Magali Sanheira, Sujet-verbe-complément, 6 photographies
Chaque photographie contient un mot. Les six images se suivent selon une construction grammaticale basique et une sonorité graphique. Ponctuées par une virgule et un point, ces images sont des fragments de parcours à travers différentes métropoles. La ville devient un espace de récit et cette phrase constituée, la proposition d’une fiction subjective
…/… Okone-rêve-de-devenir-mécanicien-à-Porto-tandis-que-Bobb-ne-sait-plus-fuir-sa-prison-de-luxe. L’amie-de-Bobb-s’inquiète-de-cette-neurasthénie-clinique, tandis-que-l’amie d’Okone-jubile-à-l’idée-de-retourner-au-pays… par exemple…
Magali Sanheira, Street Game, 2004, divers éléments, dispositif. Avec Gaël Angelis.

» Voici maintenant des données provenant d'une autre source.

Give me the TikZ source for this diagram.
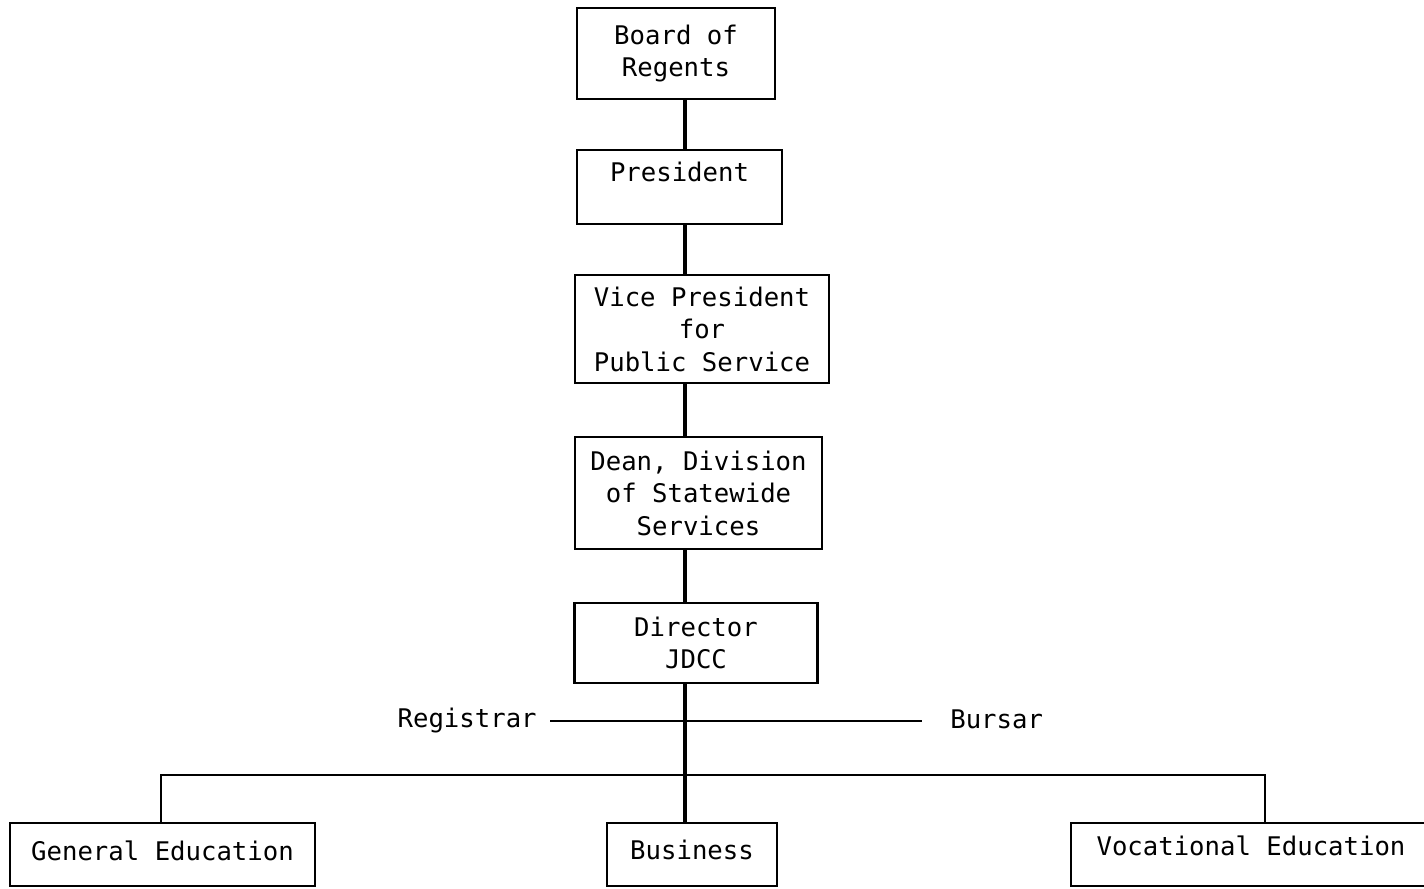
\documentclass[tikz,border=0pt]{standalone}
\usepackage{fontspec}
\setmonofont{DejaVu Sans Mono}
\begin{document}
\begin{tikzpicture}[x=0.02cm,y=-0.02cm,
  box/.style={draw=black,line width=1.4pt,rectangle,inner sep=0pt,align=center,
    font=\ttfamily\fontsize{14.6}{18.5}\selectfont},
  lbl/.style={inner sep=0pt,font=\ttfamily\fontsize{14.6}{18.5}\selectfont},
  spineline/.style={line width=1.8pt},
  thinline/.style={line width=1.1pt}]
\useasboundingbox (0,0) rectangle (1424,889);
\clip (0,0) rectangle (1424,889);
\coordinate (spine) at (685,0);
\coordinate (hl) at (161,775);
\coordinate (hr) at (1265,775);
\node[box,minimum width=3.96cm,minimum height=1.82cm] (board) at (676,53.5) {Board of\\Regents};
\node[box,minimum width=4.10cm,minimum height=1.48cm,text depth=17pt] (pres) at (679.5,187) {President};
\node[box,minimum width=5.08cm,minimum height=2.16cm] (vp) at (702,329) {Vice President\\for\\Public Service};
\node[box,minimum width=4.94cm,minimum height=2.24cm] (dean) at (698.5,493) {Dean, Division\\of Statewide\\Services};
\node[box,minimum width=4.86cm,minimum height=1.60cm] (dir) at (696,643) {Director\\JDCC};
\node[lbl,anchor=east] (reg) at (537,721) {Registrar};
\node[lbl,anchor=west] (bur) at (950,719) {Bursar};
\node[box,minimum width=6.10cm,minimum height=1.26cm,text depth=4pt] (gen) at (162.5,854.5) {General Education};
\node[box,minimum width=3.40cm,minimum height=1.26cm,text depth=5.7pt] (bus) at (692,854.5) {Business};
\node[box,minimum width=7.20cm,minimum height=1.26cm,text depth=9.7pt] (voc) at (1251,854.5) {Vocational Education};
\draw[spineline] (board.south -| spine) -- (pres.north -| spine);
\draw[spineline] (pres.south -| spine) -- (vp.north -| spine);
\draw[spineline] (vp.south -| spine) -- (dean.north -| spine);
\draw[spineline] (dean.south -| spine) -- (dir.north -| spine);
\draw[spineline] (dir.south -| spine) -- (bus.north -| spine);
\draw[thinline] ([xshift=0.26cm]reg.east) -- ([xshift=-0.56cm]reg.east -| bur.west);
\draw[thinline] (gen.north -| hl) -- (hl) -- (hr) -- (voc.north -| hr);
\end{tikzpicture}
\end{document}
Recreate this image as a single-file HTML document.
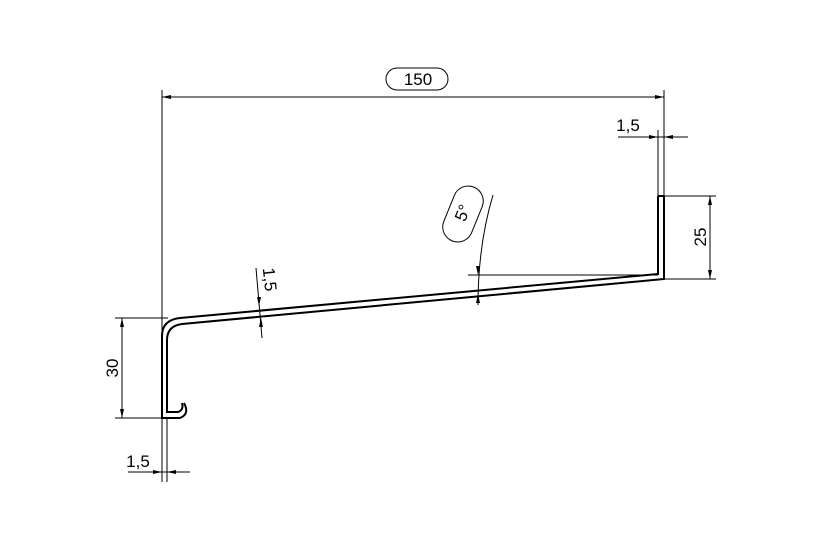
<!DOCTYPE html>
<html><head><style>body{margin:0;background:#fff}</style></head><body>
<svg width="820" height="547" viewBox="0 0 820 547" xmlns="http://www.w3.org/2000/svg" font-family="Liberation Sans, sans-serif">
<g stroke="#000" fill="none" stroke-width="1">
<line x1="162" y1="90" x2="162" y2="482"/>
<line x1="167" y1="418" x2="167" y2="482"/>
<line x1="664" y1="90" x2="664" y2="196"/>
<line x1="658" y1="130" x2="658" y2="196"/>
<line x1="664" y1="196" x2="716" y2="196"/>
<line x1="664" y1="279" x2="716" y2="279"/>
<line x1="468" y1="275" x2="658" y2="275"/>
<line x1="115" y1="318" x2="168" y2="318"/>
<line x1="115" y1="418" x2="165" y2="418"/>
<line x1="162" y1="97" x2="664" y2="97"/>
<line x1="618" y1="137" x2="688" y2="137"/>
<line x1="128" y1="472" x2="190" y2="472"/>
<line x1="710" y1="196" x2="710" y2="279"/>
<line x1="122" y1="318" x2="122" y2="418"/>
<line x1="256" y1="268" x2="262" y2="338"/>
<path d="M493 195 Q478 245 478 305"/>
<rect x="386" y="68" width="62" height="22" rx="11"/>
<rect x="434" y="199" width="58" height="30" rx="15" transform="rotate(-68 463 214)"/>
<g stroke-width="2">
<path d="M664 196 L664 279 L182 324 Q167 326 167 340 L167 412 L178 412 Q184 410 182 403"/>
<path d="M658 196 L658 274 L180 318 Q162 320 162 336 L162 418 L180 418 Q190 414 184 403"/>
<line x1="658" y1="196" x2="664" y2="196"/>
</g>
</g>
<g fill="#000">
<path d="M162 97 l9 -2 v4z M664 97 l-9 -2 v4z"/>
<path d="M658 137 l-9 -2 v4z M664 137 l9 -2 v4z"/>
<path d="M162 472 l-9 -2 v4z M167 472 l9 -2 v4z"/>
<path d="M710 196 l-2 9 h4z M710 279 l-2 -9 h4z"/>
<path d="M122 318 l-2 9 h4z M122 418 l-2 -9 h4z"/>
<path d="M259 306 l-2 -9 h4z M261 318 l-2 9 h4z"/>
<path d="M478 275 l-2 -9 h4z M478 294 l-2 9 h4z"/>
</g>
<g font-size="17" fill="#000">
<text x="418" y="85" text-anchor="middle">150</text>
<text x="628" y="131" text-anchor="middle">1,5</text>
<text x="138" y="467" text-anchor="middle">1,5</text>
<text transform="translate(706 237) rotate(-90)" text-anchor="middle">25</text>
<text transform="translate(118 368) rotate(-90)" text-anchor="middle">30</text>
<text transform="translate(264 280) rotate(84)" text-anchor="middle">1,5</text>
<text transform="translate(468 215) rotate(-68)" text-anchor="middle">5°</text>
</g>
</svg>
</body></html>
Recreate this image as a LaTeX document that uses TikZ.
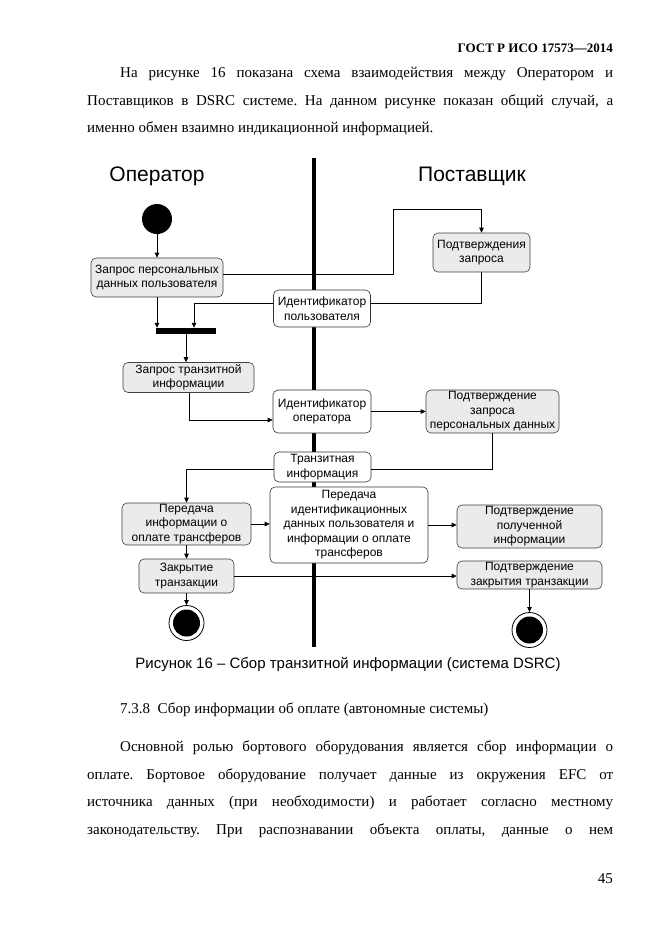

Sur une carte de Paris, un carré intra-muros a été découpé et placé sous le goban, plateau de jeu de Go, et mis en jeu. Le choix du jeu de Go s’est imposé de par sa nature car il s’agit de garder ses “libertés” pour se constituer un territoire, il n’y a pas de hiérarchie dans les pions et la perte se fait par abandon… La carte n’étant pas le territoire, le déplacement est nécessaire. Les positions de chaque pion ont été reportées sur le territoire même à la craie blanche et au charbon, puis photographiées. Chaque étape du parcours est tracée sur une carte. A la fois trace de l’action et rapport psychogéographique, les photos prises sur ce territoire constituent une nouvelle carte. Il ne s’agit pas d’une dérive mais d’une aventure.